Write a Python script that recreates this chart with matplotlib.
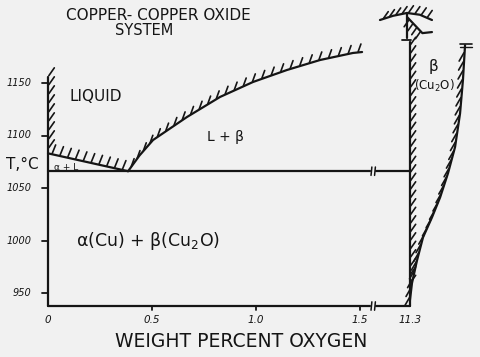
import numpy as np
import matplotlib
matplotlib.use("Agg")
import matplotlib.pyplot as plt

# x is in plot units (wt% O left of the break, squeezed right of it)
x_ticks = [0, 0.5, 1.0, 1.5, 1.74]
x_tick_labels = ["0", "0.5", "1.0", "1.5", "11.3"]
y_ticks = [950, 1000, 1050, 1100, 1150]

t_eutectic = 1066
x_break = 1.558
x_cu2o = 1.74
t_bottom = 937.6

# liquidus on the copper side
liq_left_x = [0.0, 0.385]
liq_left_t = [1083, 1066]

# liquidus on the oxide side
liq_right_x = [0.385, 0.44, 0.505, 0.668, 0.827, 0.986, 1.149, 1.308, 1.466, 1.51]
liq_right_t = [1066, 1081, 1095.7, 1117.6, 1136.7, 1151, 1162.4, 1171.9, 1178.6, 1179.5]

# beta (Cu2O) boundaries
cu2o_t = [937.6, 1189]
beta_x = [1.74, 1.75, 1.774, 1.803, 1.846, 1.885, 1.923, 1.957, 1.981, 1.995, 2.005]
beta_t = [943, 959.5, 981, 1003, 1022, 1041, 1064, 1089, 1121, 1153, 1186]

# melting point bits at the top
arc_x = [1.596, 1.659, 1.726, 1.788, 1.846]
arc_t = [1210, 1214, 1216.7, 1215, 1210]
stem_x = [1.726, 1.726]
stem_t = [1216.7, 1193]
diag_x = [1.728, 1.80, 1.846]
diag_t = [1212.5, 1197.5, 1198.5]

ink = "#151515"
bg = "#f1f1f1"

fig = plt.figure(figsize=(4.8, 3.57), dpi=100, facecolor=bg)
ax = fig.add_axes([0, 0, 1, 1])
ax.set_facecolor(bg)
ax.set_xlim(-48 / 208, 432 / 208)
ax.set_ylim(1150 - 274 / 1.05, 1150 + 83 / 1.05)
ax.axis("off")


def line(xs, ys, lw=1.6):
    ax.plot(xs, ys, color=ink, lw=lw, solid_capstyle="round")


def hatch(xs, ys, side=1, spacing=9, length=10, angle=62, gap=1.0):
    # short slanted strokes along a boundary, worked out in pixels
    pts = ax.transData.transform(np.column_stack([xs, ys]))
    seg = np.hypot(*np.diff(pts, axis=0).T)
    s = np.concatenate([[0], np.cumsum(seg)])
    ss = np.arange(spacing / 2, s[-1], spacing)
    px = np.interp(ss, s, pts[:, 0])
    py = np.interp(ss, s, pts[:, 1])
    a = np.radians(angle)
    u = np.array([np.cos(a), np.sin(a)]) * side
    inv = ax.transData.inverted()
    for x0, y0 in zip(px, py):
        p0 = np.array([x0, y0]) + u * gap
        p1 = np.array([x0, y0]) + u * length
        p = inv.transform([p0, p1])
        ax.plot(p[:, 0], p[:, 1], color=ink, lw=1.2, solid_capstyle="round")


# axes with the break
line([0, 0], [t_bottom, 1156])
line([0, x_break - 0.01], [t_bottom, t_bottom])
line([x_break + 0.02, x_cu2o], [t_bottom, t_bottom])
for xb in [x_break - 0.005, x_break + 0.012]:
    line([xb, xb + 0.004], [t_bottom - 4, t_bottom + 4], lw=1.1)

for t in y_ticks:
    line([-0.03, 0], [t, t], lw=1.3)
for xt in x_ticks[1:4]:
    line([xt, xt], [t_bottom, t_bottom - 4], lw=1.3)

# eutectic line with the same break
line([0, x_break - 0.01], [t_eutectic, t_eutectic])
line([x_break + 0.02, x_cu2o], [t_eutectic, t_eutectic])
for xb in [x_break - 0.005, x_break + 0.012]:
    line([xb, xb + 0.004], [t_eutectic - 4, t_eutectic + 4], lw=1.1)

# hatched boundaries
hatch([0, 0], [1083, 1157], side=1, angle=55, length=11, spacing=9, gap=1.5)
line(liq_left_x, liq_left_t)
hatch(liq_left_x, liq_left_t, side=1, angle=68, length=10, spacing=8)
line(liq_right_x, liq_right_t)
hatch(liq_right_x, liq_right_t, side=1, angle=70, length=9, spacing=10)

line([x_cu2o, x_cu2o], cu2o_t)
hatch([x_cu2o, x_cu2o], [955, 1189], side=1, angle=55, length=10, spacing=8.5, gap=1.5)
line(beta_x, beta_t)
hatch(beta_x, beta_t, side=-1, angle=60, length=11, spacing=9, gap=1.5)
line([1.98, 2.04], [1187, 1187], lw=1.2)
line([1.98, 2.04], [1184, 1184], lw=1.0)

line(arc_x, arc_t)
hatch(arc_x, arc_t, side=1, angle=55, length=9, spacing=6.5)
line(stem_x, stem_t)
line([1.70, 1.745], [1191, 1191], lw=1.3)
line(diag_x, diag_t)
hatch(diag_x[:2], diag_t[:2], side=-1, angle=55, length=9, spacing=5.5)

# text
ax.text(0.53, 1214, "COPPER- COPPER OXIDE", ha="center", va="center", fontsize=11, color=ink)
ax.text(0.46, 1200, "SYSTEM", ha="center", va="center", fontsize=10.5, color=ink)
for t in y_ticks:
    ax.text(-0.08, t, str(t), ha="right", va="center", fontsize=7, style="italic", color=ink)
ax.text(-0.20, 1072, "T,°C", ha="left", va="center", fontsize=11, color=ink)
for xt, lab in zip(x_ticks, x_tick_labels):
    ax.text(xt, t_bottom - 13, lab, ha="center", va="center", fontsize=7.5, style="italic", color=ink)
ax.text(0.93, t_bottom - 34, "WEIGHT PERCENT OXYGEN", ha="center", va="center", fontsize=13.5, color=ink)

ax.text(0.23, 1137, "LIQUID", ha="center", va="center", fontsize=11, color=ink)
ax.text(0.085, 1070, "α + L", ha="center", va="center", fontsize=6.5, color=ink)
ax.text(0.855, 1099, "L + β", ha="center", va="center", fontsize=10, color=ink)
ax.text(0.48, 1000, "α(Cu) + β(Cu$_2$O)", ha="center", va="center", fontsize=12.5, color=ink)
ax.text(1.855, 1166, "β", ha="center", va="center", fontsize=11, color=ink)
ax.text(1.86, 1147, "(Cu$_2$O)", ha="center", va="center", fontsize=8.5, color=ink)

fig.savefig("out.png", dpi=100, facecolor=bg)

———

◆ Problem to work on:
Write out, word for word, the lines from the start of the data through the one holding "import matplotlib.pyplot as plt". Omit pictures.

◆ Reply to the task:
Write a Python script that recreates this chart with matplotlib.
import numpy as np
import matplotlib
matplotlib.use("Agg")
import matplotlib.pyplot as plt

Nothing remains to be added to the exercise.